En esos momentos nadie podía calmar mi angustia. Un sentimiento de culpa me invadía como el responsable de la condición de mi madre. Estaba solo y nadie podía ayudarme. Comencé a reflexionar: ¿Si muero a dónde iré? ¿He ganado el cielo? ¿He sido honesto y leal a Dios? ¿He practicado lo que mis padres me enseñaron? La respuesta era obvia: ¡no!  

Después de años de no hacerlo, decidí ir a la Iglesia Evangélica Independiente Pentecostés Monte Horeb, de la colonia Ramos Millán.  

Era un culto juvenil. Al terminar todos salieron pero yo me quedé, me dirigí al altar y allí, sinceramente con todo mi corazón le pedí perdón a Dios. Me arrepentí de mis mentiras, de las peleas, del rencor, del mal que hacía a mis “amigos”, del negocio que hacía con ellos, y acepté a Jesucristo como mi único y suficiente Salvador. 

No pasó mucho tiempo, cuando sentí una paz inexplicable y muy agradable dentro de mí.
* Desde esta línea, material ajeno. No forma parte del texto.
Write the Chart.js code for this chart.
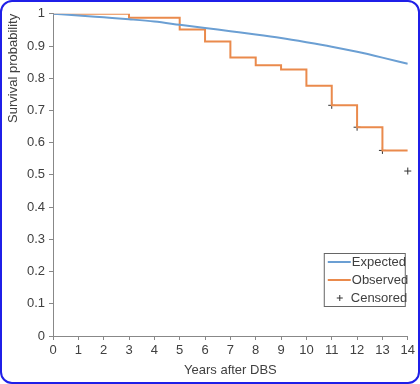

Le pedí al Señor en el nombre de Jesús que sanara a mi madre, a la vez que le prometí un servicio leal y fiel. 

Pocos días después mi madre sanó completamente. Pero yo no cumplí mi promesa inmediatamente. Trabajaba en una cadena de restaurantes y ganaba un buen sueldo. Dedicarme a servir a Dios implicaba dejar muchas comodidades. 

Mi conciencia me reprochaba por no cumplir mi palabra. En mi trabajo tenía muchas prestaciones, pero me faltaba paz, amor, un amigo o consejero; seguía solo. Me di cuenta de que con Cristo obtendría todo eso y además la vida eterna. 

Empecé a servir a Dios en compañía de tres de mis hermanos. Ahora solo quedo yo, pero soy feliz. Voy a donde me inviten y Dios me permita ir. Algo que es motivo de alegría para mí, es que los cantos inéditos que interpreto son composiciones de mi madre. Entre ellas “Mujeres cristianas”. 

Solo me resta decir que nada me ha faltado en lo económico, moral y espiritual. Hoy cuento con un Amigo y Consejero que no me deja solo y además mora en mi corazón.